### Short problem
Please return the full listing below without altering anything.

### Entries with chart source code
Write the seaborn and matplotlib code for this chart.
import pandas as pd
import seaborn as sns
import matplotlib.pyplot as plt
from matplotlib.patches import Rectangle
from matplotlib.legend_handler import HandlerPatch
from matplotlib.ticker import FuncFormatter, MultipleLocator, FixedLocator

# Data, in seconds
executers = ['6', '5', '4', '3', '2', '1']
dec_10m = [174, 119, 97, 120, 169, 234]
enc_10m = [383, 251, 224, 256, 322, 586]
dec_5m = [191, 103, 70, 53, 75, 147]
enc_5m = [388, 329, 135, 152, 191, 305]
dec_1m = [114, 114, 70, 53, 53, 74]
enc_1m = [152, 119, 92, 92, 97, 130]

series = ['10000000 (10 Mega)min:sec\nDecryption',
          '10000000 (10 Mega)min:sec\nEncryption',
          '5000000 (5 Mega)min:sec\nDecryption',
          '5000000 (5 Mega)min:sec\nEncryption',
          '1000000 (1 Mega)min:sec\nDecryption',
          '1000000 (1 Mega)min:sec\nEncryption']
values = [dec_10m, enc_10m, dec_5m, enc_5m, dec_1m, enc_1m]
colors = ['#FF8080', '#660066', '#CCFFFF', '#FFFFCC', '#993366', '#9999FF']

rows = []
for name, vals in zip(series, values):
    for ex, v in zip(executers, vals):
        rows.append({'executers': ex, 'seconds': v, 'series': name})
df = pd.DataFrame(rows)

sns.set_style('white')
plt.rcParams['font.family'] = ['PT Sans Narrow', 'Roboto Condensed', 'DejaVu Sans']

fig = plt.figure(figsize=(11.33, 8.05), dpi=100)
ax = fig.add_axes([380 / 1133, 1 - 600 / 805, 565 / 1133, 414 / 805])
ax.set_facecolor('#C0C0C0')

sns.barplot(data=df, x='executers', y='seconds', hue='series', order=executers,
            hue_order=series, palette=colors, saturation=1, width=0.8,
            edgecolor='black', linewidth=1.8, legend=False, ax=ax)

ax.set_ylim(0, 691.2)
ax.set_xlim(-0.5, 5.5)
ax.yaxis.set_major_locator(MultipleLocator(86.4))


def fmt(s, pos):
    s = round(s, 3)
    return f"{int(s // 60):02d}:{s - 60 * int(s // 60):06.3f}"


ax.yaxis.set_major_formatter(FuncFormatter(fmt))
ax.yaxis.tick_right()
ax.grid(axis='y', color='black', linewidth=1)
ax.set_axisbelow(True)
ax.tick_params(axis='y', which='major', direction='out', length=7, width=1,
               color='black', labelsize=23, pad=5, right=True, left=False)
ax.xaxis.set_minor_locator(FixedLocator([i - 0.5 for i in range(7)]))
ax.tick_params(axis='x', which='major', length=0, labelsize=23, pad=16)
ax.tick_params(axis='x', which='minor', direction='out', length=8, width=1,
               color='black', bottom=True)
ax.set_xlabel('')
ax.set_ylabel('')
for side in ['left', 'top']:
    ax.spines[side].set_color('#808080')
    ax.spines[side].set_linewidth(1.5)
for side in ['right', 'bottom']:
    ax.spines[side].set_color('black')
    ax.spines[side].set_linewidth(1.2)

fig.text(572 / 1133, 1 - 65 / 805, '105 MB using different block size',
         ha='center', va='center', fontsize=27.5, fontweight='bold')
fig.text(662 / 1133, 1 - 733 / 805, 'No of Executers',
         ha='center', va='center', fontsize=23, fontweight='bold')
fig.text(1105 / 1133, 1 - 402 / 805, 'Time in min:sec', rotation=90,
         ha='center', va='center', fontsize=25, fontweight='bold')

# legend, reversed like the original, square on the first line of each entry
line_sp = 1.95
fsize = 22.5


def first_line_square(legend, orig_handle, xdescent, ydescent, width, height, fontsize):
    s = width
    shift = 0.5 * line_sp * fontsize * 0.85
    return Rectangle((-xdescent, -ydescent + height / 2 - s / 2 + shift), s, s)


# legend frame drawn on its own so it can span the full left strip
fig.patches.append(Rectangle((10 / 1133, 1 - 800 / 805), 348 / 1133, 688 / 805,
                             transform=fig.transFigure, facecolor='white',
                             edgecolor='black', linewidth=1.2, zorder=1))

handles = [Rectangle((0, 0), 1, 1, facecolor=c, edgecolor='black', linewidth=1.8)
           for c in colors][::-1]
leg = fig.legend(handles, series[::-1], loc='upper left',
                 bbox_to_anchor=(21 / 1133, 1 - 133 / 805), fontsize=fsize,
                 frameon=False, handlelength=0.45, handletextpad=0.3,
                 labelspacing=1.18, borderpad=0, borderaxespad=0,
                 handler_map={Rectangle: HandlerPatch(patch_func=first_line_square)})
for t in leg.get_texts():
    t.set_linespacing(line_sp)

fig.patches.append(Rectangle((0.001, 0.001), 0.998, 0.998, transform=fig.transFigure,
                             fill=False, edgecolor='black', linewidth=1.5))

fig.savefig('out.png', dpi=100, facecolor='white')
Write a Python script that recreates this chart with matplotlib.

### Worked answer
Write the seaborn and matplotlib code for this chart.
import pandas as pd
import seaborn as sns
import matplotlib.pyplot as plt
from matplotlib.patches import Rectangle
from matplotlib.legend_handler import HandlerPatch
from matplotlib.ticker import FuncFormatter, MultipleLocator, FixedLocator

# Data, in seconds
executers = ['6', '5', '4', '3', '2', '1']
dec_10m = [174, 119, 97, 120, 169, 234]
enc_10m = [383, 251, 224, 256, 322, 586]
dec_5m = [191, 103, 70, 53, 75, 147]
enc_5m = [388, 329, 135, 152, 191, 305]
dec_1m = [114, 114, 70, 53, 53, 74]
enc_1m = [152, 119, 92, 92, 97, 130]

series = ['10000000 (10 Mega)min:sec\nDecryption',
          '10000000 (10 Mega)min:sec\nEncryption',
          '5000000 (5 Mega)min:sec\nDecryption',
          '5000000 (5 Mega)min:sec\nEncryption',
          '1000000 (1 Mega)min:sec\nDecryption',
          '1000000 (1 Mega)min:sec\nEncryption']
values = [dec_10m, enc_10m, dec_5m, enc_5m, dec_1m, enc_1m]
colors = ['#FF8080', '#660066', '#CCFFFF', '#FFFFCC', '#993366', '#9999FF']

rows = []
for name, vals in zip(series, values):
    for ex, v in zip(executers, vals):
        rows.append({'executers': ex, 'seconds': v, 'series': name})
df = pd.DataFrame(rows)

sns.set_style('white')
plt.rcParams['font.family'] = ['PT Sans Narrow', 'Roboto Condensed', 'DejaVu Sans']

fig = plt.figure(figsize=(11.33, 8.05), dpi=100)
ax = fig.add_axes([380 / 1133, 1 - 600 / 805, 565 / 1133, 414 / 805])
ax.set_facecolor('#C0C0C0')

sns.barplot(data=df, x='executers', y='seconds', hue='series', order=executers,
            hue_order=series, palette=colors, saturation=1, width=0.8,
            edgecolor='black', linewidth=1.8, legend=False, ax=ax)

ax.set_ylim(0, 691.2)
ax.set_xlim(-0.5, 5.5)
ax.yaxis.set_major_locator(MultipleLocator(86.4))


def fmt(s, pos):
    s = round(s, 3)
    return f"{int(s // 60):02d}:{s - 60 * int(s // 60):06.3f}"


ax.yaxis.set_major_formatter(FuncFormatter(fmt))
ax.yaxis.tick_right()
ax.grid(axis='y', color='black', linewidth=1)
ax.set_axisbelow(True)
ax.tick_params(axis='y', which='major', direction='out', length=7, width=1,
               color='black', labelsize=23, pad=5, right=True, left=False)
ax.xaxis.set_minor_locator(FixedLocator([i - 0.5 for i in range(7)]))
ax.tick_params(axis='x', which='major', length=0, labelsize=23, pad=16)
ax.tick_params(axis='x', which='minor', direction='out', length=8, width=1,
               color='black', bottom=True)
ax.set_xlabel('')
ax.set_ylabel('')
for side in ['left', 'top']:
    ax.spines[side].set_color('#808080')
    ax.spines[side].set_linewidth(1.5)
for side in ['right', 'bottom']:
    ax.spines[side].set_color('black')
    ax.spines[side].set_linewidth(1.2)

fig.text(572 / 1133, 1 - 65 / 805, '105 MB using different block size',
         ha='center', va='center', fontsize=27.5, fontweight='bold')
fig.text(662 / 1133, 1 - 733 / 805, 'No of Executers',
         ha='center', va='center', fontsize=23, fontweight='bold')
fig.text(1105 / 1133, 1 - 402 / 805, 'Time in min:sec', rotation=90,
         ha='center', va='center', fontsize=25, fontweight='bold')

# legend, reversed like the original, square on the first line of each entry
line_sp = 1.95
fsize = 22.5


def first_line_square(legend, orig_handle, xdescent, ydescent, width, height, fontsize):
    s = width
    shift = 0.5 * line_sp * fontsize * 0.85
    return Rectangle((-xdescent, -ydescent + height / 2 - s / 2 + shift), s, s)


# legend frame drawn on its own so it can span the full left strip
fig.patches.append(Rectangle((10 / 1133, 1 - 800 / 805), 348 / 1133, 688 / 805,
                             transform=fig.transFigure, facecolor='white',
                             edgecolor='black', linewidth=1.2, zorder=1))

handles = [Rectangle((0, 0), 1, 1, facecolor=c, edgecolor='black', linewidth=1.8)
           for c in colors][::-1]
leg = fig.legend(handles, series[::-1], loc='upper left',
                 bbox_to_anchor=(21 / 1133, 1 - 133 / 805), fontsize=fsize,
                 frameon=False, handlelength=0.45, handletextpad=0.3,
                 labelspacing=1.18, borderpad=0, borderaxespad=0,
                 handler_map={Rectangle: HandlerPatch(patch_func=first_line_square)})
for t in leg.get_texts():
    t.set_linespacing(line_sp)

fig.patches.append(Rectangle((0.001, 0.001), 0.998, 0.998, transform=fig.transFigure,
                             fill=False, edgecolor='black', linewidth=1.5))

fig.savefig('out.png', dpi=100, facecolor='white')
Write a Python script that recreates this chart with matplotlib.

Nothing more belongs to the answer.